** begin **

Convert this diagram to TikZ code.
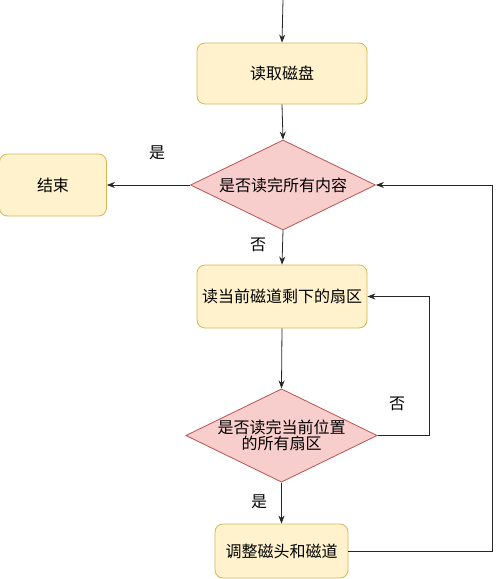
\documentclass[tikz,border=0pt]{standalone}
\usepackage{fontspec}
\setmainfont{Noto Sans CJK SC}
\usetikzlibrary{shapes.geometric,arrows.meta}
\definecolor{boxfill}{HTML}{FFF2CC}
\definecolor{boxdraw}{HTML}{D6B656}
\definecolor{dfill}{HTML}{F8CECC}
\definecolor{ddraw}{HTML}{B85450}
\begin{document}
\begin{tikzpicture}[x=1pt,y=-1pt,
  proc/.style={draw=boxdraw,fill=boxfill,rounded corners=8pt,line width=0.8pt,inner sep=0pt,font=\fontsize{16}{19}\selectfont},
  dec/.style={draw=ddraw,fill=dfill,line width=0.8pt,diamond,aspect=2.05,inner sep=0pt,font=\fontsize{16}{19}\selectfont,align=center},
  lbl/.style={font=\fontsize{16}{19}\selectfont},
  arr/.style={-{Stealth[length=8pt,width=6pt]},line width=0.8pt,black!85}]
\useasboundingbox (0,0) rectangle (500,579);
\coordinate (top) at (283,0);
\node[proc,minimum width=170pt,minimum height=61pt] (read) at (282,73.5) {读取磁盘};
\node[dec,minimum width=185pt,minimum height=90pt] (all) at (283,185) {是否读完所有内容};
\node[proc,minimum width=107pt,minimum height=62pt] (end) at (53,185) {结束};
\node[proc,minimum width=170pt,minimum height=63pt] (sect) at (282,296.5) {读当前磁道剩下的扇区};
\node[dec,minimum width=188pt,minimum height=89pt] (pos) at (281.5,435.5) {是否读完当前位置\\[-3pt]的所有扇区};
\node[proc,minimum width=133pt,minimum height=54pt] (adj) at (281.5,551) {调整磁头和磁道};
\node[lbl] (yes1) at (157,153) {是};
\node[lbl] (no1) at (258,245) {否};
\node[lbl] (no2) at (397,404) {否};
\node[lbl] (yes2) at (259,502) {是};
\coordinate (c1) at (429,435.5);
\coordinate (c2) at (429,296.5);
\coordinate (c3) at (492,551);
\coordinate (c4) at (492,185);
\draw[arr] (top) -- (read.north);
\draw[arr] (read.south) -- (all.north);
\draw[arr] (all.west) -- (end.east);
\draw[arr] (all.south) -- (sect.north);
\draw[arr] (sect.south) -- (pos.north);
\draw[arr] (pos.south) -- (adj.north);
\draw[arr] (pos.east) -- (c1) -- (c2) -- (sect.east);
\draw[arr] (adj.east) -- (c3) -- (c4) -- (all.east);
\end{tikzpicture}
\end{document}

** end **

▸ **GIVEN PROBLEM**:
Reproduce the full listing above verbatim, with no pictures included.

▸ **TASK OUTPUT**:
Convert this diagram to TikZ code.
\documentclass[tikz,border=0pt]{standalone}
\usepackage{fontspec}
\setmainfont{Noto Sans CJK SC}
\usetikzlibrary{shapes.geometric,arrows.meta}
\definecolor{boxfill}{HTML}{FFF2CC}
\definecolor{boxdraw}{HTML}{D6B656}
\definecolor{dfill}{HTML}{F8CECC}
\definecolor{ddraw}{HTML}{B85450}
\begin{document}
\begin{tikzpicture}[x=1pt,y=-1pt,
  proc/.style={draw=boxdraw,fill=boxfill,rounded corners=8pt,line width=0.8pt,inner sep=0pt,font=\fontsize{16}{19}\selectfont},
  dec/.style={draw=ddraw,fill=dfill,line width=0.8pt,diamond,aspect=2.05,inner sep=0pt,font=\fontsize{16}{19}\selectfont,align=center},
  lbl/.style={font=\fontsize{16}{19}\selectfont},
  arr/.style={-{Stealth[length=8pt,width=6pt]},line width=0.8pt,black!85}]
\useasboundingbox (0,0) rectangle (500,579);
\coordinate (top) at (283,0);
\node[proc,minimum width=170pt,minimum height=61pt] (read) at (282,73.5) {读取磁盘};
\node[dec,minimum width=185pt,minimum height=90pt] (all) at (283,185) {是否读完所有内容};
\node[proc,minimum width=107pt,minimum height=62pt] (end) at (53,185) {结束};
\node[proc,minimum width=170pt,minimum height=63pt] (sect) at (282,296.5) {读当前磁道剩下的扇区};
\node[dec,minimum width=188pt,minimum height=89pt] (pos) at (281.5,435.5) {是否读完当前位置\\[-3pt]的所有扇区};
\node[proc,minimum width=133pt,minimum height=54pt] (adj) at (281.5,551) {调整磁头和磁道};
\node[lbl] (yes1) at (157,153) {是};
\node[lbl] (no1) at (258,245) {否};
\node[lbl] (no2) at (397,404) {否};
\node[lbl] (yes2) at (259,502) {是};
\coordinate (c1) at (429,435.5);
\coordinate (c2) at (429,296.5);
\coordinate (c3) at (492,551);
\coordinate (c4) at (492,185);
\draw[arr] (top) -- (read.north);
\draw[arr] (read.south) -- (all.north);
\draw[arr] (all.west) -- (end.east);
\draw[arr] (all.south) -- (sect.north);
\draw[arr] (sect.south) -- (pos.north);
\draw[arr] (pos.south) -- (adj.north);
\draw[arr] (pos.east) -- (c1) -- (c2) -- (sect.east);
\draw[arr] (adj.east) -- (c3) -- (c4) -- (all.east);
\end{tikzpicture}
\end{document}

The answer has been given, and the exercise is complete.